I can’t remember if it was Matt Parker or Tom Scott who did a thing about this on youtube, and I think the answer was no, they just use whatever method is easiest to get these numbers, and they’re not even using a consistent methodology from one country to the next.
It was by Matt Parker. Here it is: https://youtu.be/PtKhbbcc1Rc
or watch it on piped.video if you prefer: https://piped.video/PtKhbbcc1Rc
It’s not, but I love the idea that it could be. You just know some of those megalomaniac dictators would be piling up fake Hills to make their country bigger. Turkmenistan would have giant Towers of dirt everywhere.
Due to the fractal nature of geometery, all they would have to do is use more fine-grained measurements. :)
That would work for the perimeter, but not for the area.
Do you think the holes left by digging the dirt would also count as increased area? Because it feels like it’d be a 2 for one deal
Inclination must be ignored for area to work on a map, plus the inclination ends up being lost in the noise on a large scale. It is very similar to the coastline issue where the more detail you include the longer the coastline gets until every coastline is basically infinite.
Let’s take an area split into a grid. One are has a hilly round slope, one is flat, and the rest are a variety of combinations. If you tried to take slope into account the one with the round hill would require the straight lines of the grid to warp towards it like one of those space time curvature pictures. The one that is flat is the only one that could be square, and even then it only works if you count it as flat since even flat ground has a small texture.
So no, they don’t take elevation into account for maps because it would be far too difficult to measure.
The surface area can only be calculated with a defined level of accuracy due to how textured surfaces work.
This is the same problem as with coastline length - the higher resolution you’ll use, the bigger the number you’ll get. AFAIK this is solved by just standarization of calculation methods - there’s just certain rounding to be applied in all cases so you get a comparable results
There‘s a great video on that topic by Matt Parker (Standupmaths) which I‘d wholeheartedly recommend.
TLDW: No, terrain elevation isn‘t generally taken into account when calculating a country‘s surface area, though the actual method differs slightly from country to country. Switzerland would be around 7% bigger, if its mountains were to be taken into account.
Doubt it. Because then it becomes a question at resolution, where too high results in countries with infinite area, since ever slope, ditch, and grain of sand has to be accounted for.
I don’t know the precise answer, but I do know this:
- Often the kind of measures that are about something vast and complex (like population for example) are really good approximations, not completely exact numbers. So maybe doesn’t matter because the number itself is not trying to be 100% accurate.
- As far as I know those measures are made from the top down view, like with airplanes or satellites, so no it would not include inclines.
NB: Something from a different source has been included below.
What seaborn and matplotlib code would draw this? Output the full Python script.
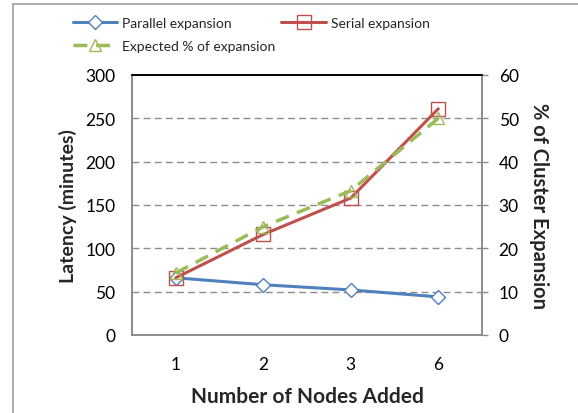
import matplotlib
matplotlib.use("Agg")
import matplotlib.pyplot as plt
import seaborn as sns
import pandas as pd
from matplotlib.lines import Line2D

nodes = ["1", "2", "3", "6"]
parallel = [66, 58, 52, 44]
serial = [66, 116, 158, 261]
expected_pct = [14.3, 25, 33.3, 50]

left_ticks = [0, 50, 100, 150, 200, 250, 300]
right_ticks = [0, 10, 20, 30, 40, 50, 60]

sns.set_theme(style="white")
plt.rcParams["font.family"] = ["Lato", "DejaVu Sans"]

BLUE = "#4F81BD"
RED = "#C0504D"
GREEN = "#9BBB59"
GRAY = "#8c8c8c"

df = pd.DataFrame({"nodes": nodes, "parallel": parallel,
                   "serial": serial, "expected": expected_pct})

fig = plt.figure(figsize=(5.78, 4.14), dpi=100)
ax = fig.add_axes([132/578, 1-336/414, 350/578, 260/414])
ax2 = ax.twinx()

sns.lineplot(data=df, x="nodes", y="parallel", ax=ax, color=BLUE, lw=2.2,
             marker="D", markersize=7, markerfacecolor="white",
             markeredgecolor=BLUE, markeredgewidth=1.0, label="Parallel expansion",
             legend=False, zorder=5)
sns.lineplot(data=df, x="nodes", y="serial", ax=ax, color=RED, lw=2.2,
             marker="s", markersize=10, markerfacecolor="none",
             markeredgecolor=RED, markeredgewidth=1.0, label="Serial expansion",
             legend=False, zorder=5)
sns.lineplot(data=df, x="nodes", y="expected", ax=ax2, color=GREEN, lw=2.5,
             linestyle=(0, (4, 2.5)), marker="^", markersize=9,
             markerfacecolor="none", markeredgecolor=GREEN, markeredgewidth=1.0,
             label="Expected % of expansion", legend=False, zorder=5)

ax.set_xlim(-0.5, 3.5)
ax.set_ylim(0, 300)
ax2.set_ylim(0, 60)
ax.set_yticks(left_ticks)
ax2.set_yticks(right_ticks)

for y in left_ticks[1:-1]:
    ax.axhline(y, color=GRAY, lw=1.0, ls=(0, (5, 3)), zorder=1)

ax.set_xlabel("Number of Nodes Added", fontsize=15, fontweight="bold", labelpad=10)
ax.set_ylabel("Latency (minutes)", fontsize=14, fontweight="bold", labelpad=6)
ax2.set_ylabel("% of Cluster Expansion", fontsize=14.5, fontweight="bold",
               rotation=270, labelpad=22)

ax.tick_params(axis="x", length=0, pad=15, labelsize=12.5, colors="black")
ax.tick_params(axis="y", length=0, pad=12, labelsize=12.5, colors="black")
ax2.tick_params(axis="y", length=4, width=1, color=GRAY, pad=8, labelsize=12.5,
                labelcolor="black", direction="out")

for a in (ax, ax2):
    for s in ("left", "right", "bottom"):
        a.spines[s].set_color(GRAY)
        a.spines[s].set_linewidth(1.2)
    a.spines["top"].set_color("black")
    a.spines["top"].set_linewidth(1.2)

h1, l1 = ax.get_legend_handles_labels()
h2, l2 = ax2.get_legend_handles_labels()
handles = [h1[0], h2[0], h1[1]]
labels = [l1[0], l2[0], l1[1]]
fig.legend(handles, labels, loc="upper left", bbox_to_anchor=(60/578, 1-5/414),
           ncol=2, frameon=False, fontsize=10, handlelength=3.2,
           columnspacing=0.4, handletextpad=0.4, labelspacing=0.8)

fig.add_artist(Line2D([13/578, 13/578], [0, 1-5/414], transform=fig.transFigure,
                      color="#a0a0a0", lw=1.2))
fig.add_artist(Line2D([13/578, 1], [1-5/414, 1-5/414], transform=fig.transFigure,
                      color="#a0a0a0", lw=1.2))

fig.savefig("out.png", dpi=100)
To include inclines in a precise way it would have to be measured each one on the spot, which is not the way that is done. There are almost no field surveyors these days, again, as far as I know. And to include inclines in an approximate way takes us to point 1 again so it wouldn’t matter much if there were a small difference.
- Why would we do that? Almost everything we use land for requires it to be horizontally flat, so we flatten it. For example, an irregular coastline doesn’t matter because we can use the crevices and irregularities to fit in more boats or ports or beaches, since the sea is horizontally flat and that is what really matter to us. But if there’s a hill with a greater area because of the steepness of it we cannot fit more houses or warehouses of streets. We have to flatten it first so we gain noting from it being inclined.
So form my point of view it would be almost as if we tried to include the sides of a ravine or gorge in the measure just because technically it is area space.
Sorry if I cannot give you an exact answer, but I wanted to comment because you raised an interesting point that made me think.
Cheers.
BTW are the walls of New York’s scyscrapers included in the calculation?
/s